**Dataset content:**
▼
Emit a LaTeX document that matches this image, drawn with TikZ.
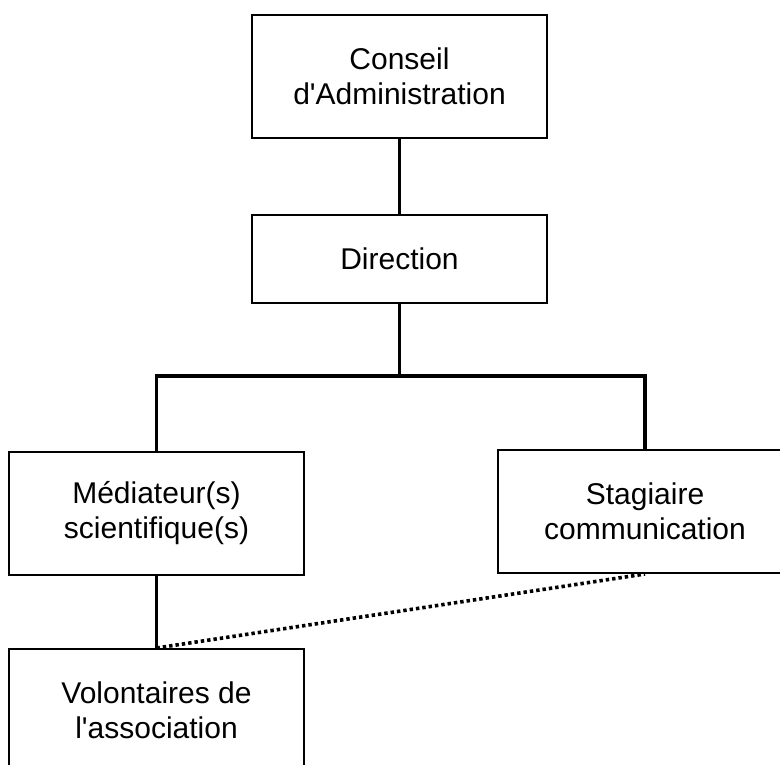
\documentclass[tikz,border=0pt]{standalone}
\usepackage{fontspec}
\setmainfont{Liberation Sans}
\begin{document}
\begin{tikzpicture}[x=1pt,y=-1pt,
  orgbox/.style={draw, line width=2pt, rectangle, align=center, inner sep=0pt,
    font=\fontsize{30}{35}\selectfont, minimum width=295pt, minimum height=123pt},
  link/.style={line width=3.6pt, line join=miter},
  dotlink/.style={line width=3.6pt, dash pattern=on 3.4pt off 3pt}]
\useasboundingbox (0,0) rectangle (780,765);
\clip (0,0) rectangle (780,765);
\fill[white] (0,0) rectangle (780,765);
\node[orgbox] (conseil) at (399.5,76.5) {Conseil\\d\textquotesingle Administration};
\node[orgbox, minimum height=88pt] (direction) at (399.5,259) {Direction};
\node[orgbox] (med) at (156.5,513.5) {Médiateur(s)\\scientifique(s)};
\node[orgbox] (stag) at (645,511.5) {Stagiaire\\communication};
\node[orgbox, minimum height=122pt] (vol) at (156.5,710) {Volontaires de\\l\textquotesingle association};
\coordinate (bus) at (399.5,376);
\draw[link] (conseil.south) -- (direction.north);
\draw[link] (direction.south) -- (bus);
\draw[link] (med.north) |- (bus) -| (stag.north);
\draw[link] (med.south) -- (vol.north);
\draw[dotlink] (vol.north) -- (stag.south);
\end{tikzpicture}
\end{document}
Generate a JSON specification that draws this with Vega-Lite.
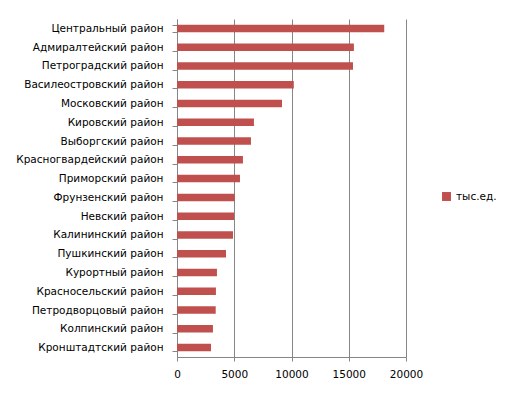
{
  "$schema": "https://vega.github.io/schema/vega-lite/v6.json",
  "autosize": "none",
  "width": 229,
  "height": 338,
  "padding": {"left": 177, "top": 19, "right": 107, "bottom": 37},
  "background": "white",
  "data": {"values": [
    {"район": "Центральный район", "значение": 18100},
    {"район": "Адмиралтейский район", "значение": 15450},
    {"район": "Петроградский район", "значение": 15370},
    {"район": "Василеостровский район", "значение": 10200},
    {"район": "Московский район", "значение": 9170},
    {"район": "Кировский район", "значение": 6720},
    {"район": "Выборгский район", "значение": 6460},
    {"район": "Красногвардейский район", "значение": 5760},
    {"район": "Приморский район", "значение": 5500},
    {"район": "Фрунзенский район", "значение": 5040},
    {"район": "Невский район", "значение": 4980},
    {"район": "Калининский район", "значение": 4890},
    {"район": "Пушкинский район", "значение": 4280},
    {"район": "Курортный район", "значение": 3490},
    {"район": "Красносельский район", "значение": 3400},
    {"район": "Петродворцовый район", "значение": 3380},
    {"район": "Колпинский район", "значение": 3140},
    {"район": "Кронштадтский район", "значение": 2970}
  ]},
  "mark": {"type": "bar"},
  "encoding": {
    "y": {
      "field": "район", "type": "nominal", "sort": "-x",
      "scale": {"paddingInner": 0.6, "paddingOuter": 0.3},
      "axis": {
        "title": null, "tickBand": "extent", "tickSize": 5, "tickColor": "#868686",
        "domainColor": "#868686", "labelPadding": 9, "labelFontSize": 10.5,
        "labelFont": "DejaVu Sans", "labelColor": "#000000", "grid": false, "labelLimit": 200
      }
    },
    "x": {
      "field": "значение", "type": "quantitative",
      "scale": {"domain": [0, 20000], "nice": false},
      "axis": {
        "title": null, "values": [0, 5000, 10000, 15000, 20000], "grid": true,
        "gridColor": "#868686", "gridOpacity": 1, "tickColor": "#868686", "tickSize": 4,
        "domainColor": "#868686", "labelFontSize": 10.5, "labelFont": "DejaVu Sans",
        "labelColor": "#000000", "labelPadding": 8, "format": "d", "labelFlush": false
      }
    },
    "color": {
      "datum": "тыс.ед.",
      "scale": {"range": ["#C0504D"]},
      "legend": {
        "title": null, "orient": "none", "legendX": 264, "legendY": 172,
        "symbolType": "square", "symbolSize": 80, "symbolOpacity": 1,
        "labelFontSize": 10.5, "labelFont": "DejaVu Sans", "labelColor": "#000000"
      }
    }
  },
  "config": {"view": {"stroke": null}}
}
▲
**Instructions for the task:** Pictures don't belong in the copy. Transcribe every record exactly as it appears.

**Exercise answer:**
Emit a LaTeX document that matches this image, drawn with TikZ.
\documentclass[tikz,border=0pt]{standalone}
\usepackage{fontspec}
\setmainfont{Liberation Sans}
\begin{document}
\begin{tikzpicture}[x=1pt,y=-1pt,
  orgbox/.style={draw, line width=2pt, rectangle, align=center, inner sep=0pt,
    font=\fontsize{30}{35}\selectfont, minimum width=295pt, minimum height=123pt},
  link/.style={line width=3.6pt, line join=miter},
  dotlink/.style={line width=3.6pt, dash pattern=on 3.4pt off 3pt}]
\useasboundingbox (0,0) rectangle (780,765);
\clip (0,0) rectangle (780,765);
\fill[white] (0,0) rectangle (780,765);
\node[orgbox] (conseil) at (399.5,76.5) {Conseil\\d\textquotesingle Administration};
\node[orgbox, minimum height=88pt] (direction) at (399.5,259) {Direction};
\node[orgbox] (med) at (156.5,513.5) {Médiateur(s)\\scientifique(s)};
\node[orgbox] (stag) at (645,511.5) {Stagiaire\\communication};
\node[orgbox, minimum height=122pt] (vol) at (156.5,710) {Volontaires de\\l\textquotesingle association};
\coordinate (bus) at (399.5,376);
\draw[link] (conseil.south) -- (direction.north);
\draw[link] (direction.south) -- (bus);
\draw[link] (med.north) |- (bus) -| (stag.north);
\draw[link] (med.south) -- (vol.north);
\draw[dotlink] (vol.north) -- (stag.south);
\end{tikzpicture}
\end{document}
Generate a JSON specification that draws this with Vega-Lite.
{
  "$schema": "https://vega.github.io/schema/vega-lite/v6.json",
  "autosize": "none",
  "width": 229,
  "height": 338,
  "padding": {"left": 177, "top": 19, "right": 107, "bottom": 37},
  "background": "white",
  "data": {"values": [
    {"район": "Центральный район", "значение": 18100},
    {"район": "Адмиралтейский район", "значение": 15450},
    {"район": "Петроградский район", "значение": 15370},
    {"район": "Василеостровский район", "значение": 10200},
    {"район": "Московский район", "значение": 9170},
    {"район": "Кировский район", "значение": 6720},
    {"район": "Выборгский район", "значение": 6460},
    {"район": "Красногвардейский район", "значение": 5760},
    {"район": "Приморский район", "значение": 5500},
    {"район": "Фрунзенский район", "значение": 5040},
    {"район": "Невский район", "значение": 4980},
    {"район": "Калининский район", "значение": 4890},
    {"район": "Пушкинский район", "значение": 4280},
    {"район": "Курортный район", "значение": 3490},
    {"район": "Красносельский район", "значение": 3400},
    {"район": "Петродворцовый район", "значение": 3380},
    {"район": "Колпинский район", "значение": 3140},
    {"район": "Кронштадтский район", "значение": 2970}
  ]},
  "mark": {"type": "bar"},
  "encoding": {
    "y": {
      "field": "район", "type": "nominal", "sort": "-x",
      "scale": {"paddingInner": 0.6, "paddingOuter": 0.3},
      "axis": {
        "title": null, "tickBand": "extent", "tickSize": 5, "tickColor": "#868686",
        "domainColor": "#868686", "labelPadding": 9, "labelFontSize": 10.5,
        "labelFont": "DejaVu Sans", "labelColor": "#000000", "grid": false, "labelLimit": 200
      }
    },
    "x": {
      "field": "значение", "type": "quantitative",
      "scale": {"domain": [0, 20000], "nice": false},
      "axis": {
        "title": null, "values": [0, 5000, 10000, 15000, 20000], "grid": true,
        "gridColor": "#868686", "gridOpacity": 1, "tickColor": "#868686", "tickSize": 4,
        "domainColor": "#868686", "labelFontSize": 10.5, "labelFont": "DejaVu Sans",
        "labelColor": "#000000", "labelPadding": 8, "format": "d", "labelFlush": false
      }
    },
    "color": {
      "datum": "тыс.ед.",
      "scale": {"range": ["#C0504D"]},
      "legend": {
        "title": null, "orient": "none", "legendX": 264, "legendY": 172,
        "symbolType": "square", "symbolSize": 80, "symbolOpacity": 1,
        "labelFontSize": 10.5, "labelFont": "DejaVu Sans", "labelColor": "#000000"
      }
    }
  },
  "config": {"view": {"stroke": null}}
}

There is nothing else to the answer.